──────── Information supplied ────────

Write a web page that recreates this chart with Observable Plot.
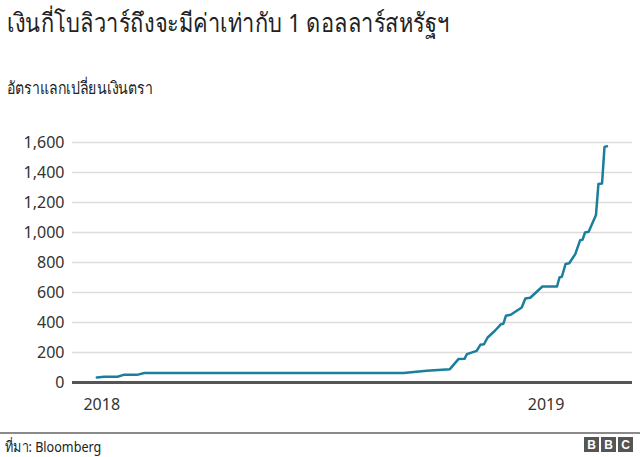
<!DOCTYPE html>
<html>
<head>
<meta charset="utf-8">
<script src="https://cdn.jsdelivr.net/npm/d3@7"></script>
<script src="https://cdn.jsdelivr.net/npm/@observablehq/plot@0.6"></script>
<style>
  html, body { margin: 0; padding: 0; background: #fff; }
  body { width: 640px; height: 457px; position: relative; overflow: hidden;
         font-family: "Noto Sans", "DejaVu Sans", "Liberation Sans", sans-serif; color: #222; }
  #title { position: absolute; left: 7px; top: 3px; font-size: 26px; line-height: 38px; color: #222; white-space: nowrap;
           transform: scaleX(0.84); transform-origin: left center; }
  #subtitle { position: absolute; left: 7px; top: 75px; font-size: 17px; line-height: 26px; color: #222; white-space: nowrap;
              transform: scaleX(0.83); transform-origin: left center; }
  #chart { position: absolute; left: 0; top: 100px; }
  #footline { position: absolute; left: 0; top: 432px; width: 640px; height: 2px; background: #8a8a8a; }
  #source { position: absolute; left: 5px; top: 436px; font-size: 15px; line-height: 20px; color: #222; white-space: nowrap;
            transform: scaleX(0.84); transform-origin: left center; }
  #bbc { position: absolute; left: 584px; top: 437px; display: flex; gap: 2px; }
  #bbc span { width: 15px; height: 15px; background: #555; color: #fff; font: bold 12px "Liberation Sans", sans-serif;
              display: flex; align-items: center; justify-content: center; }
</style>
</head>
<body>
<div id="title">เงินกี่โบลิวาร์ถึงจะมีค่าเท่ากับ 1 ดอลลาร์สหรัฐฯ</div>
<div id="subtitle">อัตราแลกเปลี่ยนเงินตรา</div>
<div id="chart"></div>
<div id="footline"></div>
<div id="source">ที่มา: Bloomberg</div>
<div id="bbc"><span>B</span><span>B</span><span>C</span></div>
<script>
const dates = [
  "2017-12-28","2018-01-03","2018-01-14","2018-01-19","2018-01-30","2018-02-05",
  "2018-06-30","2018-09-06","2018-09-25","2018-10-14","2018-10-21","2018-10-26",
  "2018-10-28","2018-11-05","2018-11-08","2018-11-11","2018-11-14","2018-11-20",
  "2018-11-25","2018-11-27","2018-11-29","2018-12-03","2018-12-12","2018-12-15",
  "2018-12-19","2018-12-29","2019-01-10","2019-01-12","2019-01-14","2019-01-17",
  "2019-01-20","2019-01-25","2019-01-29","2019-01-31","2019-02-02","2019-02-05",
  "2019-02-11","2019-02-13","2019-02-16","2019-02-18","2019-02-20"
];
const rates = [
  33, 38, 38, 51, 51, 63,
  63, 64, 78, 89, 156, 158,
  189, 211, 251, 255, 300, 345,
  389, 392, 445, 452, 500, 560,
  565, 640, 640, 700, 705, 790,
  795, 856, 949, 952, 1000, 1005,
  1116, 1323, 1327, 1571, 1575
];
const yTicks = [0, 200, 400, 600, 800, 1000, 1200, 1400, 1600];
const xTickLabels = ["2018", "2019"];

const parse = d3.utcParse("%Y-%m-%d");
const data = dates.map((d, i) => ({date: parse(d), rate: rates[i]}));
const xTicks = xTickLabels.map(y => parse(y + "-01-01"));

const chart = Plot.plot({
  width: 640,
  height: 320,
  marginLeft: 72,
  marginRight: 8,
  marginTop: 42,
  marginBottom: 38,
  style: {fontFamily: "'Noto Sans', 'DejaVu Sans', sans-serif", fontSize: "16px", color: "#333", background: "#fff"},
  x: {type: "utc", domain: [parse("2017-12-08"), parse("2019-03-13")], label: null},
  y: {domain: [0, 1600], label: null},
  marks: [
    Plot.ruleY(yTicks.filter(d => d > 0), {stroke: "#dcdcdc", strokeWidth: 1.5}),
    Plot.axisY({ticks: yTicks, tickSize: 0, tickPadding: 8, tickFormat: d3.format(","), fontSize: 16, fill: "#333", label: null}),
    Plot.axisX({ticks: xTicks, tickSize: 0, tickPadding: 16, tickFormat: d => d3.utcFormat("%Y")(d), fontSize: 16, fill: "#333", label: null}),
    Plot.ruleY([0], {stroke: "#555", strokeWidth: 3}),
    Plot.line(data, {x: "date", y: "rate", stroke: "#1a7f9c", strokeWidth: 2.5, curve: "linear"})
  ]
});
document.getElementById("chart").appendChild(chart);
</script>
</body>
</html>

────────

● What this task involves
Write out every line above exactly as it is, leaving out the pictures.

● Written solution
Write a web page that recreates this chart with Observable Plot.
<!DOCTYPE html>
<html>
<head>
<meta charset="utf-8">
<script src="https://cdn.jsdelivr.net/npm/d3@7"></script>
<script src="https://cdn.jsdelivr.net/npm/@observablehq/plot@0.6"></script>
<style>
  html, body { margin: 0; padding: 0; background: #fff; }
  body { width: 640px; height: 457px; position: relative; overflow: hidden;
         font-family: "Noto Sans", "DejaVu Sans", "Liberation Sans", sans-serif; color: #222; }
  #title { position: absolute; left: 7px; top: 3px; font-size: 26px; line-height: 38px; color: #222; white-space: nowrap;
           transform: scaleX(0.84); transform-origin: left center; }
  #subtitle { position: absolute; left: 7px; top: 75px; font-size: 17px; line-height: 26px; color: #222; white-space: nowrap;
              transform: scaleX(0.83); transform-origin: left center; }
  #chart { position: absolute; left: 0; top: 100px; }
  #footline { position: absolute; left: 0; top: 432px; width: 640px; height: 2px; background: #8a8a8a; }
  #source { position: absolute; left: 5px; top: 436px; font-size: 15px; line-height: 20px; color: #222; white-space: nowrap;
            transform: scaleX(0.84); transform-origin: left center; }
  #bbc { position: absolute; left: 584px; top: 437px; display: flex; gap: 2px; }
  #bbc span { width: 15px; height: 15px; background: #555; color: #fff; font: bold 12px "Liberation Sans", sans-serif;
              display: flex; align-items: center; justify-content: center; }
</style>
</head>
<body>
<div id="title">เงินกี่โบลิวาร์ถึงจะมีค่าเท่ากับ 1 ดอลลาร์สหรัฐฯ</div>
<div id="subtitle">อัตราแลกเปลี่ยนเงินตรา</div>
<div id="chart"></div>
<div id="footline"></div>
<div id="source">ที่มา: Bloomberg</div>
<div id="bbc"><span>B</span><span>B</span><span>C</span></div>
<script>
const dates = [
  "2017-12-28","2018-01-03","2018-01-14","2018-01-19","2018-01-30","2018-02-05",
  "2018-06-30","2018-09-06","2018-09-25","2018-10-14","2018-10-21","2018-10-26",
  "2018-10-28","2018-11-05","2018-11-08","2018-11-11","2018-11-14","2018-11-20",
  "2018-11-25","2018-11-27","2018-11-29","2018-12-03","2018-12-12","2018-12-15",
  "2018-12-19","2018-12-29","2019-01-10","2019-01-12","2019-01-14","2019-01-17",
  "2019-01-20","2019-01-25","2019-01-29","2019-01-31","2019-02-02","2019-02-05",
  "2019-02-11","2019-02-13","2019-02-16","2019-02-18","2019-02-20"
];
const rates = [
  33, 38, 38, 51, 51, 63,
  63, 64, 78, 89, 156, 158,
  189, 211, 251, 255, 300, 345,
  389, 392, 445, 452, 500, 560,
  565, 640, 640, 700, 705, 790,
  795, 856, 949, 952, 1000, 1005,
  1116, 1323, 1327, 1571, 1575
];
const yTicks = [0, 200, 400, 600, 800, 1000, 1200, 1400, 1600];
const xTickLabels = ["2018", "2019"];

const parse = d3.utcParse("%Y-%m-%d");
const data = dates.map((d, i) => ({date: parse(d), rate: rates[i]}));
const xTicks = xTickLabels.map(y => parse(y + "-01-01"));

const chart = Plot.plot({
  width: 640,
  height: 320,
  marginLeft: 72,
  marginRight: 8,
  marginTop: 42,
  marginBottom: 38,
  style: {fontFamily: "'Noto Sans', 'DejaVu Sans', sans-serif", fontSize: "16px", color: "#333", background: "#fff"},
  x: {type: "utc", domain: [parse("2017-12-08"), parse("2019-03-13")], label: null},
  y: {domain: [0, 1600], label: null},
  marks: [
    Plot.ruleY(yTicks.filter(d => d > 0), {stroke: "#dcdcdc", strokeWidth: 1.5}),
    Plot.axisY({ticks: yTicks, tickSize: 0, tickPadding: 8, tickFormat: d3.format(","), fontSize: 16, fill: "#333", label: null}),
    Plot.axisX({ticks: xTicks, tickSize: 0, tickPadding: 16, tickFormat: d => d3.utcFormat("%Y")(d), fontSize: 16, fill: "#333", label: null}),
    Plot.ruleY([0], {stroke: "#555", strokeWidth: 3}),
    Plot.line(data, {x: "date", y: "rate", stroke: "#1a7f9c", strokeWidth: 2.5, curve: "linear"})
  ]
});
document.getElementById("chart").appendChild(chart);
</script>
</body>
</html>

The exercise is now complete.